Ich bin ungewöhnlich skeptisch gegenüber DJs und Produzenten, die darauf bestehen, dass Vinyl besser oder ehrlicher oder mehr wert ist als andere Medienträger. Ich habe das Gefühl, dass „elektronische Tanzmusik ernst nehmen" und ein Vinyl-Liebhaber zu sein nicht unbedingt zusammengehören müssen. Ist das wirklich ein Muss heutzutage, sich darum zu kümmern und in Kultur zu investieren, sich für Vinyl zu interessieren?
Schallplatten sind nicht nur Fetisch. Ich bin Teil einer Generation, die mit Vinyl aufgewachsen ist und weiß, wie es ist, in bedeutsame Künstler zu investieren. Wenn du 15 Euro für eine Platte ausgibst, von der du weißt, dass sich ein Künstler dafür enorme Mühe gegeben hat, dann weißt du, dass du das Ergebnis seiner Arbeit in Händen hältst. Wenn du heute 18 oder 20 Jahre alt bist, wirst du in einer Welt voll Musik aufgewachsen sein, in der alles gratis ist. Wenn du deinen Computer anmachst, kannst du fast alles umsonst bekommen. Diese neue Generation weiß nicht wie es ist, zu investieren.

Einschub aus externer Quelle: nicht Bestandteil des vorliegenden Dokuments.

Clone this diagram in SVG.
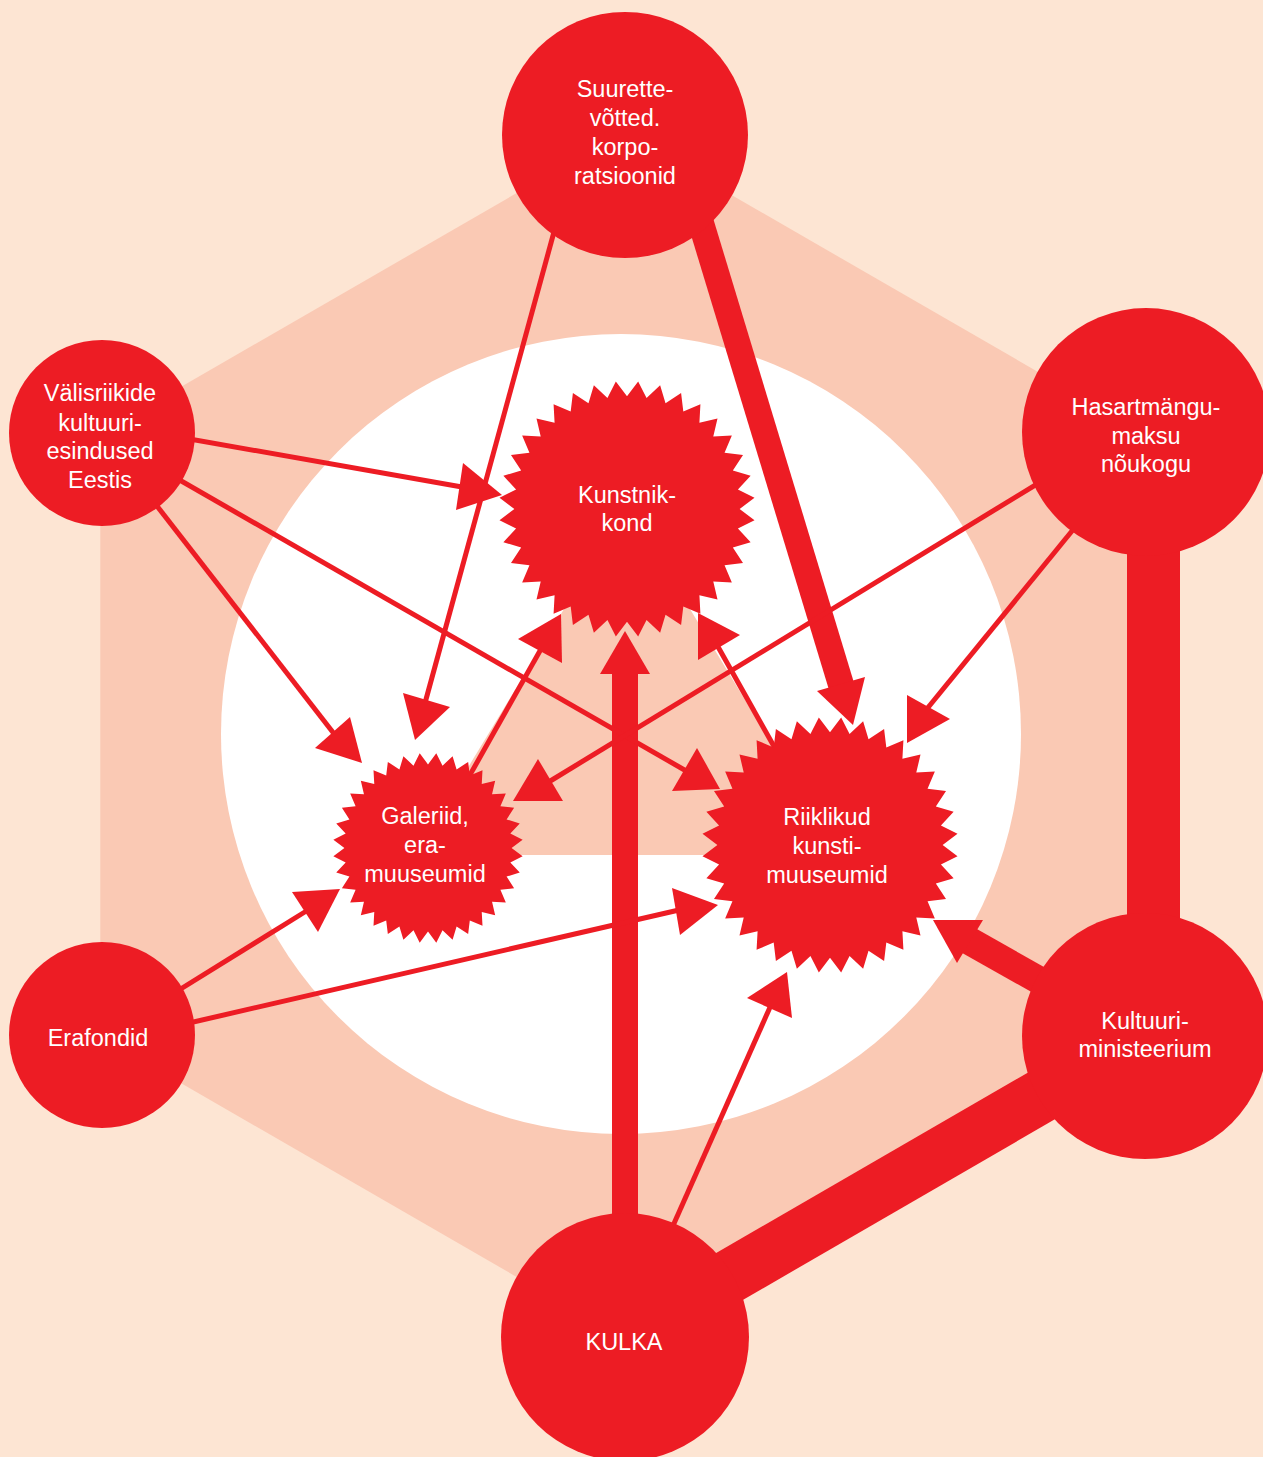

Ich verstehe, dass man Vinyl kauft und sammelt, weil es einen materiellen Gegenwert hat. Aber das künstlerische Gewicht bedeutet ja auch etwas. Wichtiger noch: Es geht darum, wiederzuentdecken, was es bedeutet, in jemanden zu investieren. Wenn junge Leute auf diese Weise investieren, entdecken sie ein neues Gefühl für den Künstler. Sie interessieren sich mehr für ihn. Ich bin nicht übermäßig nostalgisch und genauso froh mit Vinyl-only-Labels zu arbeiten, wie von USB-Sticks zu spielen. Solange du einen guten Track spielst, ist es egal, woher er kommt. Besonders wenn dein Augenmerk auf dem Dancefloor liegt. Das ist mein Job als DJ.